Santa Clara County supervisors on Nov. 9 are expected to consider final approval of a law that would help make its tobacco control measures among the nation’s toughest by banning smoking in apartment and condominium units.
The Mercury News reported Oct. 25 that county officials are responding to mounting evidence that secondhand smoke poses serious dangers to nonsmokers, and that nonsmokers living in residential communities where others smoke are particularly susceptible.
The proposed law elicited little formal opposition when supervisors first took up the matter last month, although the newspaper reported that some smokers who live in condominium or apartment complexes consider the proposal an infringement on individual rights.

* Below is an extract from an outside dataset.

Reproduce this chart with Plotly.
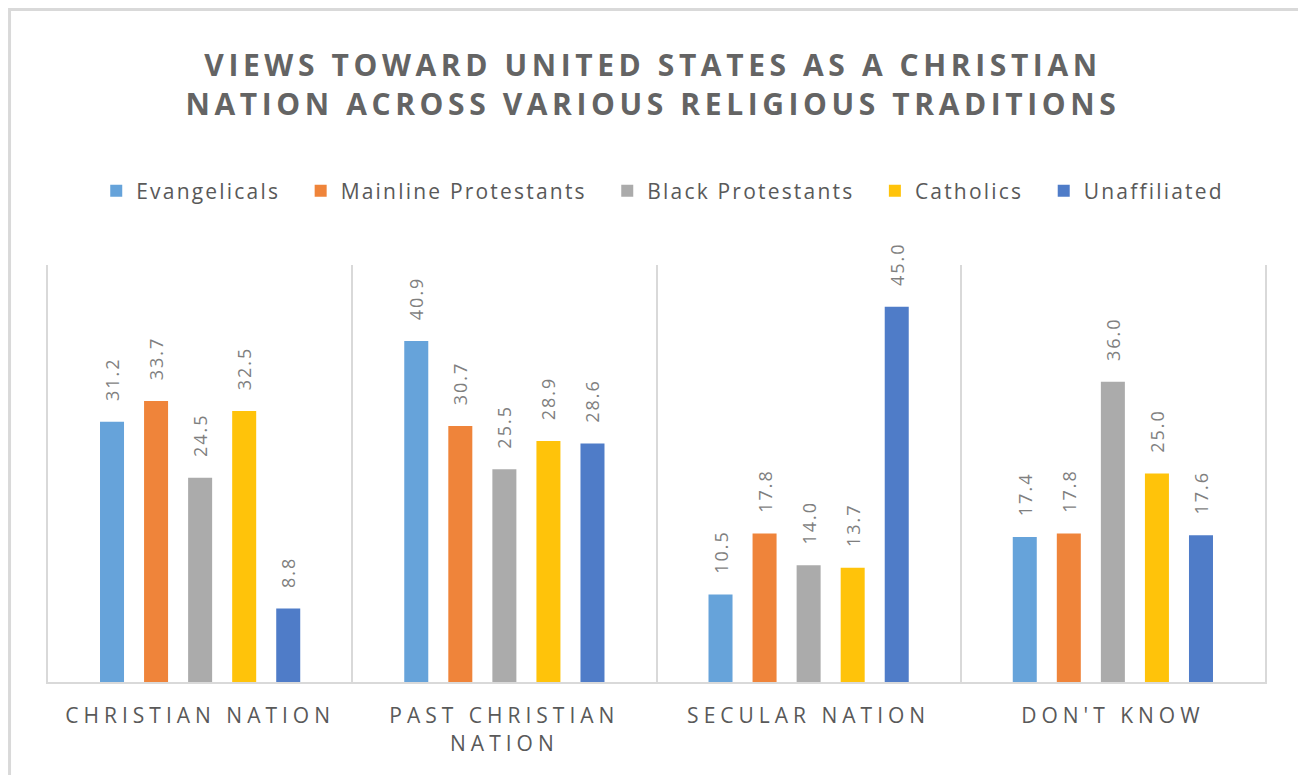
import plotly.graph_objects as go

categories = ["CHRISTIAN NATION", "PAST CHRISTIAN NATION", "SECULAR NATION", "DON'T KNOW"]
tick_labels = ["CHRISTIAN NATION", "PAST CHRISTIAN<br>NATION", "SECULAR NATION", "DON'T KNOW"]
series_names = ["Evangelicals", "Mainline Protestants", "Black Protestants", "Catholics", "Unaffiliated"]
evangelicals = [31.2, 40.9, 10.5, 17.4]
mainline = [33.7, 30.7, 17.8, 17.8]
black_protestants = [24.5, 25.5, 14.0, 36.0]
catholics = [32.5, 28.9, 13.7, 25.0]
unaffiliated = [8.8, 28.6, 45.0, 17.6]
title_lines = ["VIEWS TOWARD UNITED STATES AS A CHRISTIAN", "NATION ACROSS VARIOUS RELIGIOUS TRADITIONS"]
colors = ["#66A3DA", "#EF843A", "#ABABAB", "#FFC30A", "#4F7CC8"]

FONT = "Open Sans"
values = [evangelicals, mainline, black_protestants, catholics, unaffiliated]


def spaced(s, px):
    return f'<span style="letter-spacing:{px}px">{s}</span>'


def spaced_multiline(s, px):
    return "<br>".join(spaced(part, px) for part in s.split("<br>"))


fig = go.Figure()
for name, vals, col in zip(series_names, values, colors):
    fig.add_trace(go.Bar(
        name=spaced(name, 2.2) + spaced("\u00a0", 10), x=categories, y=vals,
        marker_color=col, marker_line_width=0,
        text=[spaced("\u00a0", 13) + spaced(f"{v:.1f}", 2) for v in vals],
        textposition="outside", textangle=-90, constraintext="none",
        textfont=dict(family=FONT, size=18, color="#7f7f7f"), cliponaxis=False,
    ))

fig.update_layout(
    width=1290, height=767,
    margin=dict(l=40, r=33, t=257, b=93),
    paper_bgcolor="white", plot_bgcolor="white",
    barmode="group", bargap=0.276, bargroupgap=0.455,
    title=dict(text="<br>".join(spaced(t, 4.6) for t in title_lines),
               x=0.5, xanchor="center", y=0.9107, yanchor="middle",
               font=dict(family=FONT, size=30, color="#646464", weight="bold")),
    legend=dict(orientation="h", x=0.5117, xanchor="center", y=1.177, yanchor="middle",
                font=dict(family=FONT, size=21, color="#595959"), traceorder="normal"),
    xaxis=dict(type="category", tickson="boundaries", showgrid=True, gridcolor="#d9d9d9", gridwidth=2,
               showline=True, linecolor="#d9d9d9", linewidth=2, ticks="", ticklabelstandoff=14,
               tickmode="array", tickvals=categories,
               ticktext=[spaced_multiline(t, 5) for t in tick_labels],
               tickfont=dict(family=FONT, size=21, color="#595959")),
    yaxis=dict(range=[0, 50], showticklabels=False, showgrid=False, zeroline=False, ticks="",
               showline=True, mirror=True, linecolor="#d9d9d9", linewidth=2),
    shapes=[dict(type="rect", xref="paper", yref="paper", x0=-0.0316, x1=1.1, y0=-0.4, y1=1.6127,
                 line=dict(color="#d9d9d9", width=3), fillcolor="rgba(0,0,0,0)", layer="below")],
)

fig.write_html("out.html")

The proposed law on residences would prohibit smoking in all apartment, condominium and townhouse units, as well as in common-use areas of the complexes. Apartment owners are not opposing the proposal because they were able to achieve a compromise in language that results in placing liability on the smoker, not the complex owner.
A study published in the journal Nicotine & Tobacco Research adds momentum to efforts to limit apartment dwellers' exposure to tobacco smoke. HealthDay reported Oct. 21 that researchers at Roswell Park Cancer Center looked at air quality data from sites in 11 apartment buildings and concluded that secondhand smoke can travel from smokers' apartments into the units of nonsmokers.